§ **Direction**: Reproduce the data exactly and drop any pictures it holds.
>> Begin Dataset extract
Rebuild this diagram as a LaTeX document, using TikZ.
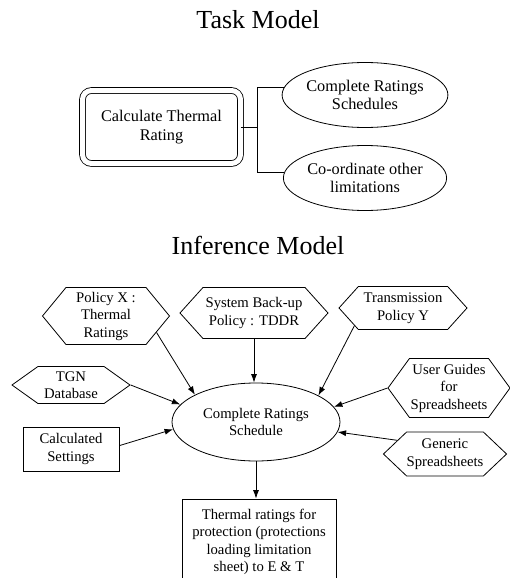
\documentclass[tikz,border=0pt]{standalone}
\usepackage{fontspec}
\setmainfont{Liberation Serif}
\usetikzlibrary{shapes.geometric,shapes.symbols,arrows.meta}

\begin{document}
\begin{tikzpicture}%
	[x=1pt, y=-1pt,
	line width=0.8pt,
	every node/.style={font=\fontsize{14.7}{17.5}\selectfont, align=center, inner sep=0pt},
	heading/.style={font=\fontsize{26}{28}\selectfont},
	tasktext/.style={font=\fontsize{16.3}{18.5}\selectfont},
	taskbox/.style={tasktext, draw, double, double distance=5pt, rounded corners=9pt, minimum width=158pt, minimum height=73pt},
	subtask/.style={tasktext, draw, ellipse, minimum width=163pt, minimum height=65pt},
	source/.style={draw, signal, signal to=east and west, signal pointer angle=#1},
	source/.default=96,
	rolebox/.style={draw, rectangle},
	infer/.style={-{Latex[length=8.5pt,width=6pt]}}]
%
\useasboundingbox (0,0) rectangle (510,578);
%%
%% Task model
%%
\node[heading] (tasktitle) at (258,20) {Task Model};
\node[taskbox] (thermal) at (161.5,127) {Calculate Thermal\\Rating};
\node[subtask] (schedules) at (365,95) {Complete Ratings\\Schedules};
\node[subtask] (limits) at (365,178) {Co-ordinate other\\limitations};
%
\draw (thermal.east) -- ++(16,0) coordinate (fork);
\draw (schedules.175) -| (fork);
\draw (limits.176) -| (fork);
%%
%% Inference model
%%
\node[heading] (inftitle) at (258,245) {Inference Model};
\node[draw, ellipse, minimum width=168pt, minimum height=78pt] (ratings) at (256,422) {Complete Ratings\\Schedule};
%
\node[source=101, minimum width=127pt, minimum height=57pt] (policyx) at (106,316) {Policy X :\\Thermal\\Ratings};
\node[source=96, minimum width=148pt, minimum height=51pt] (backup) at (254,313) {System Back-up\\Policy : TDDR};
\node[source=96, minimum width=128pt, minimum height=43pt] (policyy) at (403,308) {Transmission\\Policy Y};
\node[source=71, minimum width=118pt, minimum height=37pt] (tgn) at (71,385) {TGN\\Database};
\node[source=108, minimum width=122pt, minimum height=59pt] (guides) at (449,388) {User Guides\\for\\Spreadsheets};
\node[source=87, minimum width=120pt, minimum height=44pt] (generic) at (445,454) {Generic\\Spreadsheets};
\node[rolebox, minimum width=96pt, minimum height=44pt] (settings) at (71,449) {Calculated\\Settings};
\node[rolebox, minimum width=154pt, minimum height=86pt] (output) at (259,542) {Thermal ratings for\\protection (protections\\loading limitation\\sheet) to E \& T};
%%
%% Inputs into the schedule
%%
\draw[infer] (policyx.-18) -- (ratings.156);
\draw[infer] (backup.south) -- (backup.south |- ratings.north);
\draw[infer] (policyy.-160) -- (ratings.23);
\draw[infer] (tgn.east) -- (ratings.167);
\draw[infer] (guides.west) -- (ratings.11);
\draw[infer] (settings.4) -- (ratings.-175);
\draw[infer] (generic.164) -- (ratings.-7);
%%
\draw[infer] (ratings.south) -- (ratings.south |- output.north);

\end{tikzpicture}
\end{document}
>> End Dataset extract
§ **Exercise response**:
Rebuild this diagram as a LaTeX document, using TikZ.
\documentclass[tikz,border=0pt]{standalone}
\usepackage{fontspec}
\setmainfont{Liberation Serif}
\usetikzlibrary{shapes.geometric,shapes.symbols,arrows.meta}

\begin{document}
\begin{tikzpicture}%
	[x=1pt, y=-1pt,
	line width=0.8pt,
	every node/.style={font=\fontsize{14.7}{17.5}\selectfont, align=center, inner sep=0pt},
	heading/.style={font=\fontsize{26}{28}\selectfont},
	tasktext/.style={font=\fontsize{16.3}{18.5}\selectfont},
	taskbox/.style={tasktext, draw, double, double distance=5pt, rounded corners=9pt, minimum width=158pt, minimum height=73pt},
	subtask/.style={tasktext, draw, ellipse, minimum width=163pt, minimum height=65pt},
	source/.style={draw, signal, signal to=east and west, signal pointer angle=#1},
	source/.default=96,
	rolebox/.style={draw, rectangle},
	infer/.style={-{Latex[length=8.5pt,width=6pt]}}]
%
\useasboundingbox (0,0) rectangle (510,578);
%%
%% Task model
%%
\node[heading] (tasktitle) at (258,20) {Task Model};
\node[taskbox] (thermal) at (161.5,127) {Calculate Thermal\\Rating};
\node[subtask] (schedules) at (365,95) {Complete Ratings\\Schedules};
\node[subtask] (limits) at (365,178) {Co-ordinate other\\limitations};
%
\draw (thermal.east) -- ++(16,0) coordinate (fork);
\draw (schedules.175) -| (fork);
\draw (limits.176) -| (fork);
%%
%% Inference model
%%
\node[heading] (inftitle) at (258,245) {Inference Model};
\node[draw, ellipse, minimum width=168pt, minimum height=78pt] (ratings) at (256,422) {Complete Ratings\\Schedule};
%
\node[source=101, minimum width=127pt, minimum height=57pt] (policyx) at (106,316) {Policy X :\\Thermal\\Ratings};
\node[source=96, minimum width=148pt, minimum height=51pt] (backup) at (254,313) {System Back-up\\Policy : TDDR};
\node[source=96, minimum width=128pt, minimum height=43pt] (policyy) at (403,308) {Transmission\\Policy Y};
\node[source=71, minimum width=118pt, minimum height=37pt] (tgn) at (71,385) {TGN\\Database};
\node[source=108, minimum width=122pt, minimum height=59pt] (guides) at (449,388) {User Guides\\for\\Spreadsheets};
\node[source=87, minimum width=120pt, minimum height=44pt] (generic) at (445,454) {Generic\\Spreadsheets};
\node[rolebox, minimum width=96pt, minimum height=44pt] (settings) at (71,449) {Calculated\\Settings};
\node[rolebox, minimum width=154pt, minimum height=86pt] (output) at (259,542) {Thermal ratings for\\protection (protections\\loading limitation\\sheet) to E \& T};
%%
%% Inputs into the schedule
%%
\draw[infer] (policyx.-18) -- (ratings.156);
\draw[infer] (backup.south) -- (backup.south |- ratings.north);
\draw[infer] (policyy.-160) -- (ratings.23);
\draw[infer] (tgn.east) -- (ratings.167);
\draw[infer] (guides.west) -- (ratings.11);
\draw[infer] (settings.4) -- (ratings.-175);
\draw[infer] (generic.164) -- (ratings.-7);
%%
\draw[infer] (ratings.south) -- (ratings.south |- output.north);

\end{tikzpicture}
\end{document}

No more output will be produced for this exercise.